Several million self-employed people around the UK are set to be impacted by increases in their National Insurance (NI) contributions over the course of the next two years.
Chancellor Philip Hammond announced during his Budget speech on March 8th that payers of Class 4 NI will see their rates increase from 9 per cent to 11 per cent during that timeframe.
The change is expected to result in a considerable tax hike for many tens of thousands of self-employed people, who could soon be required to pay an average of £240 more in NI contributions on an annual basis.
Mr Hammond has been forced to face down criticism of his plans and claims that that the move breaks a Conservative Party pre-election manifesto pledge not to increase NI rates.
The chancellor has denied his plans break any manifesto commitments and said that his party’s pledge on National Insurance only related to Class 1 contributions paid by employers.

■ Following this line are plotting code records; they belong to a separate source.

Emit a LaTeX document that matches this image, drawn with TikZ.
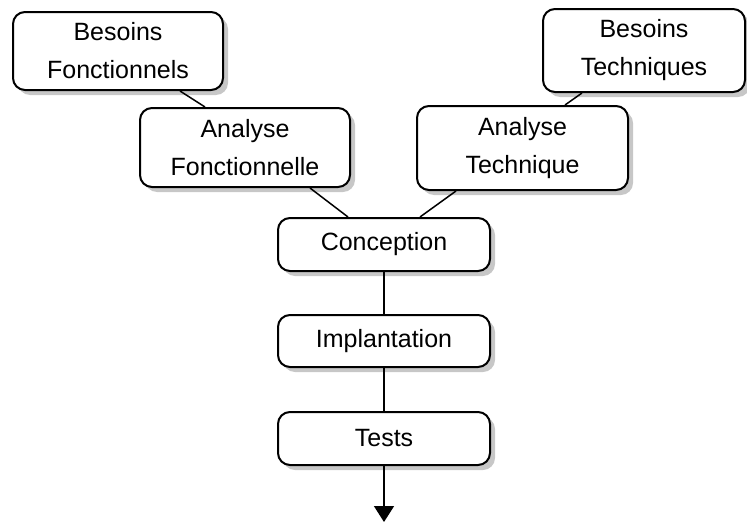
\documentclass[tikz,border=0pt]{standalone}
\usepackage{fontspec}
\setmainfont{Liberation Sans}
\usetikzlibrary{shadows,arrows.meta}
\begin{document}
\begin{tikzpicture}[x=1pt,y=-1pt,
  stage/.style={draw=black, line width=2pt, rounded corners=12pt, fill=white,
    align=center, inner sep=0pt, font=\fontsize{25}{38}\selectfont,
    drop shadow={shadow xshift=5pt, shadow yshift=-5pt, fill=black!22, opacity=1}},
  link/.style={draw=black, line width=1.5pt}]
\useasboundingbox (0,0) rectangle (747,522);

% requirement and analysis stages
\node[stage, minimum width=210pt, minimum height=78pt] (bf) at (118,51) {Besoins\\Fonctionnels};
\node[stage, minimum width=210pt, minimum height=79pt] (af) at (245,147.5) {Analyse\\Fonctionnelle};
\node[stage, minimum width=202pt, minimum height=83pt] (bt) at (644,50.5) {Besoins\\Techniques};
\node[stage, minimum width=211pt, minimum height=84pt] (at) at (522.5,148) {Analyse\\Technique};

% realisation chain
\node[stage, minimum width=212pt, minimum height=53pt] (co) at (384,244.5) {Conception};
\node[stage, minimum width=212pt, minimum height=52pt] (im) at (384,341) {Implantation};
\node[stage, minimum width=212pt, minimum height=53pt] (te) at (384,438.5) {Tests};
\coordinate (out) at (384,522);

% connectors
\draw[link] ([xshift=62pt]bf.south) -- ([xshift=-40pt]af.north);
\draw[link] ([xshift=65pt]af.south) -- ([xshift=-36pt]co.north);
\draw[link] ([xshift=-62pt]bt.south) -- ([xshift=42.5pt]at.north);
\draw[link] ([xshift=-66.5pt]at.south) -- ([xshift=36pt]co.north);
\draw[link] (co.south) -- (im.north);
\draw[link] (im.south) -- (te.north);
\draw[link, -{Triangle[width=20pt,length=16pt]}] (te.south) -- (out);
\end{tikzpicture}
\end{document}
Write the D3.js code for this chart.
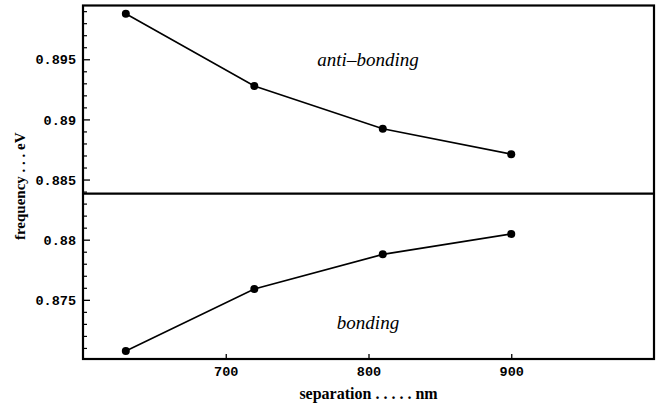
<!DOCTYPE html>
<html>
<head>
<meta charset="utf-8">
<script src="https://cdn.jsdelivr.net/npm/d3@7"></script>
<style>
  html, body { margin: 0; padding: 0; background: #fff; }
  svg { display: block; }
</style>
</head>
<body>
<svg id="chart" width="656" height="403"></svg>
<script>
// Coupled-mode frequencies versus separation
const separation = [630, 720, 810, 900];
const antiBonding = [0.89878, 0.89278, 0.88922, 0.88711];
const bonding = [0.87075, 0.87590, 0.87878, 0.88048];
const xTicks = [700, 800, 900];
const yTicks = [0.875, 0.88, 0.885, 0.89, 0.895];
const yTickLabels = ["0.875", "0.88", "0.885", "0.89", "0.895"];
const divider = 0.88383;

const svg = d3.select("#chart");
const plotLeft = 83, plotRight = 654, plotTop = 5.5, plotBottom = 359;

const x = d3.scaleLinear().domain([600, 1000]).range([plotLeft, plotRight]);
const y = d3.scaleLinear().domain([0.87008, 0.89947]).range([plotBottom, plotTop]);

// minor y ticks every 0.001
const minorY = d3.range(0.871, 0.8995, 0.001).filter(v => !yTicks.some(t => Math.abs(t - v) < 1e-6));

// y axis (ticks pointing into the plot)
const yAxis = d3.axisRight(y).tickValues(yTicks).tickSize(7)
  .tickFormat((d, i) => yTickLabels[i]);
const gy = svg.append("g").attr("transform", `translate(${plotLeft},0)`).call(yAxis);
gy.select(".domain").remove();
gy.selectAll(".tick line").attr("stroke", "#000").attr("stroke-width", 1.3);
gy.selectAll(".tick text")
  .attr("x", -7).attr("dy", "0.35em").attr("text-anchor", "end")
  .style("font-family", "'Liberation Mono', 'DejaVu Sans Mono', monospace")
  .style("font-weight", "bold").style("font-size", "13.5px").attr("fill", "#000");

const gyMinor = svg.append("g").attr("transform", `translate(${plotLeft},0)`)
  .call(d3.axisRight(y).tickValues(minorY).tickSize(4).tickFormat(""));
gyMinor.select(".domain").remove();
gyMinor.selectAll(".tick line").attr("stroke", "#000").attr("stroke-width", 1.2);

// x axis (ticks pointing up into the plot)
const xAxis = d3.axisTop(x).tickValues(xTicks).tickSize(5).tickFormat(d3.format("d"));
const gx = svg.append("g").attr("transform", `translate(0,${plotBottom})`).call(xAxis);
gx.select(".domain").remove();
gx.selectAll(".tick line").attr("stroke", "#000").attr("stroke-width", 1.3);
gx.selectAll(".tick text")
  .attr("y", 16.5).attr("dy", "0").attr("text-anchor", "middle")
  .style("font-family", "'Liberation Mono', 'DejaVu Sans Mono', monospace")
  .style("font-weight", "bold").style("font-size", "13.5px").attr("fill", "#000");

// frame
svg.append("rect")
  .attr("x", plotLeft).attr("y", plotTop)
  .attr("width", plotRight - plotLeft).attr("height", plotBottom - plotTop)
  .attr("fill", "none").attr("stroke", "#000").attr("stroke-width", 2.2);

// divider between the two branches
svg.append("line")
  .attr("x1", plotLeft).attr("x2", plotRight)
  .attr("y1", y(divider)).attr("y2", y(divider))
  .attr("stroke", "#000").attr("stroke-width", 2.2);

const line = d3.line().x((d, i) => x(separation[i])).y(d => y(d));

[antiBonding, bonding].forEach(series => {
  svg.append("path").datum(series)
    .attr("d", line).attr("fill", "none")
    .attr("stroke", "#000").attr("stroke-width", 1.6);
  svg.append("g").selectAll("circle").data(series).join("circle")
    .attr("cx", (d, i) => x(separation[i])).attr("cy", d => y(d))
    .attr("r", 4).attr("fill", "#000");
});

// branch labels
svg.append("text").attr("x", 368).attr("y", 66).attr("text-anchor", "middle")
  .style("font-family", "'Liberation Serif', 'DejaVu Serif', serif")
  .style("font-style", "italic").style("font-size", "19px").text("anti–bonding");
svg.append("text").attr("x", 368).attr("y", 329).attr("text-anchor", "middle")
  .style("font-family", "'Liberation Serif', 'DejaVu Serif', serif")
  .style("font-style", "italic").style("font-size", "19px").text("bonding");

// axis titles
svg.append("text").attr("x", (plotLeft + plotRight) / 2).attr("y", 399).attr("text-anchor", "middle")
  .style("font-family", "'Liberation Serif', 'DejaVu Serif', serif")
  .style("font-weight", "bold").style("font-size", "16px").text("separation . . . . . nm");
svg.append("text")
  .attr("transform", `translate(25,${(plotTop + plotBottom) / 2 + 4}) rotate(-90)`)
  .attr("text-anchor", "middle")
  .style("font-family", "'Liberation Serif', 'DejaVu Serif', serif")
  .style("font-weight", "bold").style("font-size", "15px").text("frequency . . . eV");
</script>
</body>
</html>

He said that when considered along with the planned abolition of Class 2 NI contributions, that the impact on self-employed men and women will be minimal and worth on average only 60p a week.
Figures compiled by the Treasury suggest that the changes will raise around £2 billion for the public coffers but many self-employed people have been angered by the move.
Representatives of the Liberal Democrat Party have said that the tax hike announced by the chancellor in his Budget does amount to a breaking of a Conservative manifesto commitment and could impact as many as five million people nationwide.
“This is a tax on builders, taxi drivers and window cleaners, some of Britain’s hardest working people,” said Susan Kramer, the party’s Treasury spokesperson in a statement.
“This hits the gig economy where people are already insecure and facing rising prices and job uncertainty,” she said.
The Labour Party is urging the government to rethink its tax strategy and not to go ahead with its plan to raise the NI contributions expected of self-employed Brits.
Class 4 NI contributions are now scheduled to increase from 9 per cent to 10 per cent in April 2018 and from 10 per cent to 11 per cent a year later.
Mr Hammond has insisted that his NI increases are necessary to help balance the national budget and fair in that they reflect changes to the ways in which state pensions are now being calculated.